Remember the working class roots of International Women's Day
March 3, 2009
Georgia Straight
By Hetty Alcuitas, member of Grassroots Women

As March 8 quickly approaches, it is a good time for working women to take a moment to remember the historical roots of International Women’s Day and take stock of our current conditions as working-class and other marginalized women under the current economic crisis.

While governments and mainstream-media reports feed us with myths about the reasons for the crisis and ways to deal with it, many working-class women around the province have already been dealing with their day-to-day struggle of putting food in their children’s mouths and the survival of their families.

The worsening crisis is creating more fear amongst working women because of the disappearing safety net and massive layoffs. In reality, many women in B.C. have long been feeling the impacts of the government’s neo-liberal policies on their daily lives. An increase in the flexibilization of labour has pushed many women into casual or part-time jobs. The continued lack of a national child-care program directly impacts women’s ability to enter or stay in the workforce. Immigrant and migrant women find themselves in the poorest of jobs, often filling Canada’s cheap labour needs. And all along, continued government cuts to social spending, including housing, welfare, education, and health care, hit women and children the hardest. We expect the crisis to only worsen for working-class and marginalized women in B.C., across Canada, and throughout the world.

But we know that this crisis and women’s resistance to it is not something new.

One hundred years ago, in 1908, in the midst of turbulent political and economic times prior to World War I, over 20,000 women garment workers staged a general strike for 13 cold, New York winter weeks. Their call was for better pay and working conditions. Inspired by these Italian and Jewish immigrant garment workers, socialist and feminist delegates to the 1910 International Conference of Socialist Women in Copenhagen called for an annual International Women’s Day.

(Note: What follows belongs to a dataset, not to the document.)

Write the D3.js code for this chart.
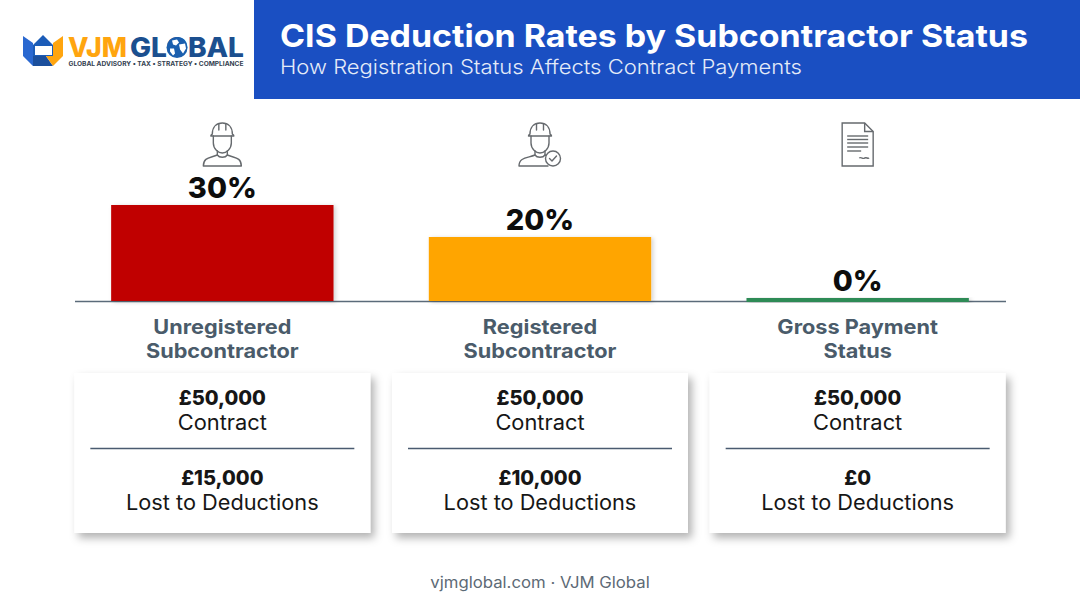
<!DOCTYPE html>
<html><head><meta charset="utf-8">
<script src="https://cdn.jsdelivr.net/npm/d3@7"></script>
<style>
html,body{margin:0;padding:0;background:#fff}
svg{display:block}
text{font-family:Inter,"Noto Sans",sans-serif;text-anchor:middle}
</style></head><body><div id="chart"></div>
<script>
const categories=["Unregistered","Registered","Gross Payment"];
const categoriesLine2=["Subcontractor","Subcontractor","Status"];
const rates=[30,20,0];
const barColors=["#c00000","#ffa500","#2e8b57"];
const contractLabels=["£50,000","£50,000","£50,000"];
const lostLabels=["£15,000","£10,000","£0"];
const icons=["worker","workerCheck","document"];
const titleText="CIS Deduction Rates by Subcontractor Status";
const subtitleText="How Registration Status Affects Contract Payments";
const footerText="vjmglobal.com · VJM Global";

const W=1080,H=603,base=301;
const svg=d3.select("#chart").append("svg").attr("width",W).attr("height",H);
const defs=svg.append("defs");
const sh=defs.append("filter").attr("id","cardShadow").attr("x","-10%").attr("y","-10%").attr("width","125%").attr("height","125%");
sh.append("feDropShadow").attr("dx",4).attr("dy",5).attr("stdDeviation",4.5).attr("flood-color","#000").attr("flood-opacity",.3);
const bs=defs.append("filter").attr("id","barShadow").attr("x","-5%").attr("y","-5%").attr("width","110%").attr("height","110%");
bs.append("feDropShadow").attr("dx",2).attr("dy",1).attr("stdDeviation",2).attr("flood-color","#000").attr("flood-opacity",.18);

const x=d3.scaleBand().domain(categories).range([63.5,1016.5]).paddingInner(.3).paddingOuter(.15);
const y=d3.scaleLinear().domain([0,30]).range([base,205]);
const cx=d=>x(d)+x.bandwidth()/2;
// widen a text by a factor, standing in for the wider typeface of the original
const stretch=(t,f)=>t.attr("textLength",t.node().getComputedTextLength()*f).attr("lengthAdjust","spacingAndGlyphs");

// header
svg.append("rect").attr("x",254).attr("y",0).attr("width",826).attr("height",99).attr("fill","#1a4fc2");
svg.append("text").text(titleText).attr("x",654).attr("y",47).attr("fill","#fff")
  .attr("font-size",31.5).attr("font-weight",700).attr("textLength",748).attr("lengthAdjust","spacingAndGlyphs");
svg.append("text").text(subtitleText).attr("x",541).attr("y",74).attr("fill","#e4ebf8")
  .attr("font-size",20).attr("font-weight",300).attr("textLength",522).attr("lengthAdjust","spacingAndGlyphs");

// logo
const logo=svg.append("g");
logo.append("path").attr("d","M23 36 L33 43 L33 56 L40 66 L33 66 L23 56Z").attr("fill","#2a68d0");
logo.append("path").attr("d","M63 36 L53 43 L53 66 L63 56Z").attr("fill","#ffa50f");
logo.append("path").attr("d","M33 56 L46 56 L53 66 L33 66Z").attr("fill","#1b4f9c");
logo.append("path").attr("d","M46 56 L53 56 L53 66Z").attr("fill","#ffa50f");
logo.append("path").attr("d","M33 45 L43 35 L53 45 L53 56 L33 56Z").attr("fill","#1b5cb8");
logo.append("rect").attr("x",35).attr("y",46).attr("width",17).attr("height",9).attr("fill","#fff");
logo.append("text").text("VJM").attr("x",97.5).attr("y",57).attr("font-size",27).attr("font-weight",800).attr("fill","#ffa50f").attr("textLength",59).attr("lengthAdjust","spacingAndGlyphs");
const gl=logo.append("text").text("GLOBAL").attr("x",187).attr("y",57).attr("font-size",27).attr("font-weight",800).attr("fill","#1b4f8f").attr("textLength",114).attr("lengthAdjust","spacingAndGlyphs");
const oBox=gl.node().getExtentOfChar(2);
const ox=oBox.x+oBox.width/2,oy=47.5;
logo.append("circle").attr("cx",ox).attr("cy",oy).attr("r",10.5).attr("fill","#1b5fae");
logo.append("path").attr("d",`M${ox-5} ${oy-7} l5 -1 l2 3 l-3 3 l-3 -1Z M${ox+2} ${oy-3} l6 -1 l1 5 l-3 5 l-3 -4Z M${ox-7} ${oy+1} l4 0 l1 5 l-2 2 l-3 -4Z`).attr("fill","#fff");
logo.append("text").text("GLOBAL ADVISORY • TAX • STRATEGY • COMPLIANCE").attr("x",156).attr("y",66).attr("font-size",6.4).attr("font-weight",700).attr("fill","#33414f").attr("textLength",175).attr("lengthAdjust","spacingAndGlyphs");

// icons
function worker(g,check){
  const s=g.append("g").attr("fill","none").attr("stroke","#666a6e").attr("stroke-width",1.4).attr("stroke-linejoin","round").attr("stroke-linecap","round");
  s.append("path").attr("d","M-10 -10 C-10 -17 -6 -21 0 -21 C6 -21 10 -17 10 -10 C10.5 -9.5 11.5 -9 11.5 -8 L-11.5 -8 C-11.5 -9 -10.5 -9.5 -10 -10Z");
  s.append("path").attr("d","M-3.5 -20 L-3.5 -14 M3.5 -20 L3.5 -14");
  s.append("path").attr("d","M-9 -8 L-9 -1 C-9 5 -4 9 0 9 C4 9 9 5 9 -1 L9 -8");
  s.append("path").attr("d","M-5 7 L-5 11 C-3 14 3 14 5 11 L5 7");
  s.append("path").attr("d",check?"M-5 11 C-12 14 -21 13 -21 22 L8 22 M5 11 C7 12 9 12.5 11 13":"M-5 11 C-12 14 -19 13 -19 22 L19 22 C19 13 12 14 5 11");
  if(check){
    s.append("circle").attr("cx",13).attr("cy",14.5).attr("r",7.5).attr("fill","#fff");
    s.append("path").attr("d","M9.5 14.5 L12 17 L16.5 12");
  }
}
function doc(g){
  const s=g.append("g").attr("fill","none").attr("stroke","#666a6e").attr("stroke-width",1.4);
  s.append("path").attr("d","M-15.5 -21.5 L7 -21.5 L15.5 -13 L15.5 21.5 L-15.5 21.5 Z");
  s.append("path").attr("d","M7 -21.5 L7 -13 L15.5 -13");
  [-8.5,-5,-1.5,2.5].forEach(v=>s.append("path").attr("d",`M-10.5 ${v} L10.5 ${v}`));
  s.append("path").attr("d","M-10.5 6.5 L3.5 6.5");
  s.append("path").attr("d","M1.5 13.5 C4 12 5 15 7 13.5 C9 12.5 10 14.5 11.5 13.5");
}
categories.forEach((c,i)=>{
  const g=svg.append("g").attr("transform",`translate(${cx(c)},${icons[i]==="document"?144.5:144})`);
  if(icons[i]==="document")doc(g);else worker(g,icons[i]==="workerCheck");
});

// axis line, then bars on top of it
svg.append("line").attr("x1",75).attr("x2",1006).attr("y1",301.5).attr("y2",301.5).attr("stroke","#5b6b7a").attr("stroke-width",1.5);
const minThick=4;
svg.selectAll("rect.bar").data(rates).join("rect").attr("class","bar")
  .attr("x",(d,i)=>x(categories[i])).attr("width",x.bandwidth())
  .attr("y",d=>Math.min(y(d),base-minThick+1)).attr("height",d=>Math.max(base-y(d),minThick))
  .attr("fill",(d,i)=>barColors[i]).attr("filter","url(#barShadow)");
svg.selectAll("text.val").data(rates).join("text").attr("class","val")
  .text(d=>d+"%").attr("x",(d,i)=>cx(categories[i])).attr("y",d=>Math.min(y(d),base-3)-7)
  .attr("font-size",29).attr("font-weight",800).attr("fill","#0d0d0d");

// category labels
categories.forEach((c,i)=>{
  [[c,334],[categoriesLine2[i],358]].forEach(([s,yy])=>{
    stretch(svg.append("text").text(s).attr("x",cx(c)).attr("y",yy).attr("font-size",20).attr("font-weight",700).attr("fill","#4a5b6a"),1.085);
  });
});

// cards
categories.forEach((c,i)=>{
  const m=cx(c),g=svg.append("g");
  g.append("rect").attr("x",m-148).attr("y",373).attr("width",296).attr("height",160).attr("fill","#fff").attr("filter","url(#cardShadow)");
  g.append("line").attr("x1",m-132).attr("x2",m+132).attr("y1",448.5).attr("y2",448.5).attr("stroke","#4a5b70").attr("stroke-width",1.3);
  const t=(s,yy,w,fs)=>g.append("text").text(s).attr("x",m).attr("y",yy).attr("font-size",fs).attr("font-weight",w).attr("fill","#161616");
  t(contractLabels[i],404.5,800,20);
  stretch(t("Contract",430,400,21),1.04);
  t(lostLabels[i],484.5,800,20);
  stretch(t("Lost to Deductions",510,400,21),1.035);
});

stretch(svg.append("text").text(footerText).attr("x",540).attr("y",588).attr("font-size",15.5).attr("fill","#5d6a76"),1.08);
</script></body></html>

For the next 40 years, International Women’s Day was a day of militant demands and actions. In 1911, 148 garment workers, mostly immigrants from Italy and Eastern Europe, died in the Triangle Shirtwaist Factory fire in New York City. The women had led a massive strike by garment workers and were struggling to form a union to change their disastrous working conditions. These demands were carried in early International Women’s Day marches.

On March 8, 1917, Russian women went on strike for “Peace, Bread and Land”. With two million Russian soldiers dead and dismal work and living conditions at home, Russian women kicked off a wave of food riots, political strikes, and demonstrations that would end in the Russian Revolution. During World War II, women took to the streets on March 8 to demonstrate against fascist forces that were on the rise throughout Europe.

….After 20 years of quiet, in-door commemorations, International Women’s Day was revived as a day of action, solidarity, and resistance as imperialism ravaged the lives of women the world over….the organization and resistance of the people is growing—often with women in the lead as we stand up for ourselves and our sisters, our families, and our communities.